Parkklinik Heiligenfeld, Telefonseelsorge, Frauenhaus Schweinfurt: Das macht die Pandemie mit unserer Seele
Autor: Rebecca Vogt
LKR Bad Kissingen, Mittwoch, 09. Februar 2022
Die Infektionszahlen sind relativ gut messbar. Doch wie wirkt sich die Zeit der Quarantäne, der Angst, der Ansteckung auf unsere Psyche aus? Experten berichten von gestiegenem Bedarf an Hilfe und schwierigen Lebenssituationen, die sich durch die Pandemie verschärft haben.
Seit knapp zwei Jahren bestimmt die Corona-Pandemie das Leben der Menschen. Auf den ersten Blick sichtbar sind die Infektionszahlen oder die Belegung der Betten in den Krankenhäusern. Erst bei näherem Hinsehen aber werden weitere Auswirkungen der Pandemie deutlich, etwa die auf die Seele.
So hat sich beispielsweise die Nachfrage nach Therapieplätzen in der Parkklinik Heiligenfeld Bad Kissingen, die auf psychische und psychosomatische Erkrankungen spezialisiert ist, seit Pandemiebeginn "spürbar erhöht", wie Chefarzt Hans-Peter Selmaier bestätigt. Er verweist dabei auch darauf, dass obendrein andere ambulante oder stationäre psychosomatische Behandlungsmöglichkeiten entfallen seien.
Long- und Postcovid-Syndrome als Belastung
Das Spektrum der Krankheitsbilder sei im Wesentlichen gleichgeblieben. Thematisch gehe es verstärkt um gegenwarts- und zukunftsbezogene Ängste im Zusammenhang mit Corona und damitverbundene psychosoziale Folgen.
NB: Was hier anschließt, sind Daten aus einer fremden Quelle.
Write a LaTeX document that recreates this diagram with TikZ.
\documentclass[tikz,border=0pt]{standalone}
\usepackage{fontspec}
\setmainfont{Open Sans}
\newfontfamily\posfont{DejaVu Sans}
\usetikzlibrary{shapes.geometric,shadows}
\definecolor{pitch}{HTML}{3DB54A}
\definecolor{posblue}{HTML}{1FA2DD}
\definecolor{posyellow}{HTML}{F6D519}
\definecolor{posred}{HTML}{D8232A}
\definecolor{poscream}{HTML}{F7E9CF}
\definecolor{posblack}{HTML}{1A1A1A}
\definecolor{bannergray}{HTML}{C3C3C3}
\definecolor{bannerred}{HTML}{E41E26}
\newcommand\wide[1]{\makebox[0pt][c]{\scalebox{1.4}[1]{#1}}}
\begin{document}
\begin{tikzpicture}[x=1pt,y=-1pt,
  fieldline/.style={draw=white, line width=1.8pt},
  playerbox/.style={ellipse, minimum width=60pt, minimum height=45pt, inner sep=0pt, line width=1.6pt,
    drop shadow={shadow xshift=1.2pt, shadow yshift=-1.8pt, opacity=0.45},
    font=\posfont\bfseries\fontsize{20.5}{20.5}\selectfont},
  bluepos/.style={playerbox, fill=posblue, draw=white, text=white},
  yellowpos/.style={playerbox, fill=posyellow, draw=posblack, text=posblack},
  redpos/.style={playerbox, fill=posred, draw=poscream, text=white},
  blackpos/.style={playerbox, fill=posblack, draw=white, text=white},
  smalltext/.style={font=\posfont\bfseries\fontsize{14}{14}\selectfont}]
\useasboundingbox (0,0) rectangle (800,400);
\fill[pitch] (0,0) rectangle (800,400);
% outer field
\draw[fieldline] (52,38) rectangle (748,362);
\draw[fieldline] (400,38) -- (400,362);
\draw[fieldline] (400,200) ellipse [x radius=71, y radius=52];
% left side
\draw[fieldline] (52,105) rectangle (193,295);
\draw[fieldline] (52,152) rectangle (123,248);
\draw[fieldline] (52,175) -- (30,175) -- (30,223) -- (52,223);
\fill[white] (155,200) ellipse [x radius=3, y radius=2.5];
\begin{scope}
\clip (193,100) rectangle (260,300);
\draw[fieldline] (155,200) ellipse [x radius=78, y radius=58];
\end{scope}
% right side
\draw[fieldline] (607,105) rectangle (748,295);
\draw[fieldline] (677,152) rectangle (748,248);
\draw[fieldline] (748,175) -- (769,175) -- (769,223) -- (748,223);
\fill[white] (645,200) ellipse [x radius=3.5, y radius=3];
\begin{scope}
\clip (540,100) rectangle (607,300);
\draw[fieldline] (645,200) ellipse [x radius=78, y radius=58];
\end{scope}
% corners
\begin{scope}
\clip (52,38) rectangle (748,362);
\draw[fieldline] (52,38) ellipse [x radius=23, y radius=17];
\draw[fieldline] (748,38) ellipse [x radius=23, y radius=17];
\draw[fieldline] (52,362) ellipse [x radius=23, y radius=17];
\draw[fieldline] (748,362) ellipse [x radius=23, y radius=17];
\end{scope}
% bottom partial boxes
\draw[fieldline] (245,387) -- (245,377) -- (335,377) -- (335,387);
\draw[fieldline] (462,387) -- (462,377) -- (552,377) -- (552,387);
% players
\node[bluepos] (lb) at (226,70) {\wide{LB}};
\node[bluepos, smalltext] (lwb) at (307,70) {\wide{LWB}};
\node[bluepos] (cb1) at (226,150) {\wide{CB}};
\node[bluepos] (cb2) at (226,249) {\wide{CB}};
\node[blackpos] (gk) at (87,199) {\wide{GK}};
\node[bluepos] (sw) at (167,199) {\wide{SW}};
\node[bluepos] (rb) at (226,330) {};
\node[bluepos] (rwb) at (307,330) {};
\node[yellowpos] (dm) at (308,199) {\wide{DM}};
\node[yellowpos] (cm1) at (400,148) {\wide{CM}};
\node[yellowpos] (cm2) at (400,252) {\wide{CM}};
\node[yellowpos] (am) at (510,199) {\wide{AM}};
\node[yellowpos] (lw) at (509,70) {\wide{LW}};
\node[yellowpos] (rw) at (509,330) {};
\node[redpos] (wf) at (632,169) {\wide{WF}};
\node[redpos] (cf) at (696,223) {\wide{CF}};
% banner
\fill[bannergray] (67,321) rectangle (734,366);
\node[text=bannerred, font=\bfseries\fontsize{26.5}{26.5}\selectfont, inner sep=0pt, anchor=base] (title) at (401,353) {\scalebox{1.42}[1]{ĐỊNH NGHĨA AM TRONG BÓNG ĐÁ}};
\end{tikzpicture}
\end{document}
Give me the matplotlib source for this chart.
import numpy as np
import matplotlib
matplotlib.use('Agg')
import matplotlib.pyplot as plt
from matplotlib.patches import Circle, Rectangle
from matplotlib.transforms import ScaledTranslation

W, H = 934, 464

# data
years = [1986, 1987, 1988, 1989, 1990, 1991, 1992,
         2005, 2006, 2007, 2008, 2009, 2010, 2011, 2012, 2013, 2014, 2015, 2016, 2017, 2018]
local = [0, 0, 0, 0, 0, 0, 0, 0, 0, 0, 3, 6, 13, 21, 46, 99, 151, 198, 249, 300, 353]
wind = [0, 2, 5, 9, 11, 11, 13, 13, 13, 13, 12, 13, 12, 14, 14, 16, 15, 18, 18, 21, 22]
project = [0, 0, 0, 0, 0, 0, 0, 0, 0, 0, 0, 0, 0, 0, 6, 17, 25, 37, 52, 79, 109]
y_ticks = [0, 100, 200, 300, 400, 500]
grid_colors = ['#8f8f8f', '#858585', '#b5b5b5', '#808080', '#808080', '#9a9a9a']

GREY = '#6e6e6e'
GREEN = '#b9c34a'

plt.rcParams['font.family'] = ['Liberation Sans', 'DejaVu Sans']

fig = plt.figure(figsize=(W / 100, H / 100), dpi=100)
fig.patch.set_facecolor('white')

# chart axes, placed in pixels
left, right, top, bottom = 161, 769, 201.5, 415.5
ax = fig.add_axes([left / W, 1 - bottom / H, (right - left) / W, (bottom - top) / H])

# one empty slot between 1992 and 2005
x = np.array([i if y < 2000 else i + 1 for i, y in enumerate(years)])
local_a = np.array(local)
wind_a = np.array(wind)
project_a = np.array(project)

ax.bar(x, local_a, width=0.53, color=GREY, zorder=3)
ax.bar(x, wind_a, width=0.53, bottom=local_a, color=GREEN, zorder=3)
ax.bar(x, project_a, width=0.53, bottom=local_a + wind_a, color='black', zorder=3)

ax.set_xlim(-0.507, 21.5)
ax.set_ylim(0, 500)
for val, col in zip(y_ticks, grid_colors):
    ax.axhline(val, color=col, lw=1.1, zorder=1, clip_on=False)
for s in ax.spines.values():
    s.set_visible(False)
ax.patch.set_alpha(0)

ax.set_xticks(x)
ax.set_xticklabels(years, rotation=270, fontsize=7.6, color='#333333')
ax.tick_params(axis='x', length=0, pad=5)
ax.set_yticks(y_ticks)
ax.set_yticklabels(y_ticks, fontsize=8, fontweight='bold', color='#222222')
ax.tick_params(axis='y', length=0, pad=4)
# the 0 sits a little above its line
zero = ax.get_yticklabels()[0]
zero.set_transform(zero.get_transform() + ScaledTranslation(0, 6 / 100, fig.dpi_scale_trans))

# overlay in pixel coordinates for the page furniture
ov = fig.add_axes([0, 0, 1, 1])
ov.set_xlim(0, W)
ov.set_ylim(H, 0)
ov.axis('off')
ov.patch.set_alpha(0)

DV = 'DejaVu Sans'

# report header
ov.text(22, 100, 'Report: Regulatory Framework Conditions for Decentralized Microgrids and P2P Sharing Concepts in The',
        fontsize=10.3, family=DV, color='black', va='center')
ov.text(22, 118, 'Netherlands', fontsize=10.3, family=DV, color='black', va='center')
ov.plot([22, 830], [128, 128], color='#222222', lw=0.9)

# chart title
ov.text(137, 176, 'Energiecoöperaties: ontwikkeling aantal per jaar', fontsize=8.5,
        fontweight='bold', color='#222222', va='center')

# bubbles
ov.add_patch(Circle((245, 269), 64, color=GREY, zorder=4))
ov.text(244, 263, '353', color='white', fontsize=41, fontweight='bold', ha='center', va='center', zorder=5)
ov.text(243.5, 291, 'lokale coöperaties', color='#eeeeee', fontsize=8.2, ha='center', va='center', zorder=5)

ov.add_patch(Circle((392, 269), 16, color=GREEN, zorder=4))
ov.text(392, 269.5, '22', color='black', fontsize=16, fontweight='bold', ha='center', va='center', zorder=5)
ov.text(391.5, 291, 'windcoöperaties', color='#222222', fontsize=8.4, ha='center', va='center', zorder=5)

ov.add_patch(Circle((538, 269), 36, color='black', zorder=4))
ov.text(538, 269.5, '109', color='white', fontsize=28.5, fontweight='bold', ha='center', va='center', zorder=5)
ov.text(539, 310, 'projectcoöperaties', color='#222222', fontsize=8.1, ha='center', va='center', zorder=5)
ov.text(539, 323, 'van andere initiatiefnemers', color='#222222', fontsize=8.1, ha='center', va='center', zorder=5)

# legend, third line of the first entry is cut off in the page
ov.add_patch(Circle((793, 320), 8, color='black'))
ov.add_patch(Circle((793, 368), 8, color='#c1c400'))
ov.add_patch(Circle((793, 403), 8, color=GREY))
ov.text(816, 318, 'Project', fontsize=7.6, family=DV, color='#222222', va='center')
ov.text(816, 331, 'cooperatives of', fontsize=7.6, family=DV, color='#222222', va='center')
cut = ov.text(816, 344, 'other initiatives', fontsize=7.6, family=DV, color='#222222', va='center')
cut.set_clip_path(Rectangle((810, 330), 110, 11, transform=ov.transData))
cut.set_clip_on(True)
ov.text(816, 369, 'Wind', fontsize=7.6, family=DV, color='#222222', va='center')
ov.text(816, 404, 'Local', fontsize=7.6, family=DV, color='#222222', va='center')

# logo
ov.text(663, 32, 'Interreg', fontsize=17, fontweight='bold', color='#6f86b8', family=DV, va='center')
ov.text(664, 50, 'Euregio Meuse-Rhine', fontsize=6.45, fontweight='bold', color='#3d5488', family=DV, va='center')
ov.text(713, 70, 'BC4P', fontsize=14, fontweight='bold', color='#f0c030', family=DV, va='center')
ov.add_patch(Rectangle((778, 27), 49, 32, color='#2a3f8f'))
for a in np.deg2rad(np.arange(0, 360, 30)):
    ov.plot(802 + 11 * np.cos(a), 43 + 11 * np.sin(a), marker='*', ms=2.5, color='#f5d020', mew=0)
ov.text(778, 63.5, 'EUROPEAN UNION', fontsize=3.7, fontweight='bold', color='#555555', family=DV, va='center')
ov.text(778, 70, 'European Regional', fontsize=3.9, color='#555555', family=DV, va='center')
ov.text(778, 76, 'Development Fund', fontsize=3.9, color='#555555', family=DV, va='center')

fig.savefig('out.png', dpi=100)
Außerdem seien Long- beziehungsweise Postcovid-Syndrome hinzugekommen, worunter einige Patientinnen und Patienten oder deren Angehörige leiden würden.
Wie groß der Einfluss der Pandemie hinsichtlich psychischer Erkrankungen insgesamt ist, sei statistisch nur schwer zu erfassen. "Geschätzt würde ich von einer Zunahme um 25 Prozent ausgehen", sagt Selmaier. "Erkennbar ist vor allem eine größere Belastung von Kindern und Jugendlichen und deren Familien." Unterschiedliche Bevölkerungs- und Berufsgruppen seien unterschiedlich betroffen.
Einsamkeit und Isolation gestiegen
Um circa 20 Prozent sind mit Beginn des ersten Lockdowns die Anrufzahlen bei der Telefonseelsorge gestiegen, wie Ruth Belzner berichtet. Die Diplompsychologin leitet die Telefonseelsorge Würzburg, welche auch für die Region Main-Rhön zuständig ist. Der Anstieg sei zum einen auf ein gesteigertes Gesprächsbedürfnis zurückzuführen, erklärt Belzner.
Und zum anderen darauf, dass die Mitarbeiterinnen und Mitarbeiter der Telefonseelsorge ihre Kapazitäten ausweiten konnten, etwa weil andere Termine und Verpflichtungen entfielen. In etwa zehn Prozent der Gespräche war Corona ein Thema, wie Belzner mit Blick auf die Daten aus dem vergangenen Jahr für die Telefonseelsorge in Bayern berichtet.
Deutlicher werden die Auswirkungen der Pandemie an anderer Stelle: Die Themen Einsamkeit und Isolation lagen vor Corona bei etwa 18, 19 Prozent. "Dieser Wert ist seitdem konstant gestiegen", berichtet Belzner. Die Themen kämen in jedem vierten Gespräch zur Sprache, der Wert liegt also bei 25 Prozent. "Das ist eine sehr bedeutsame Steigerung."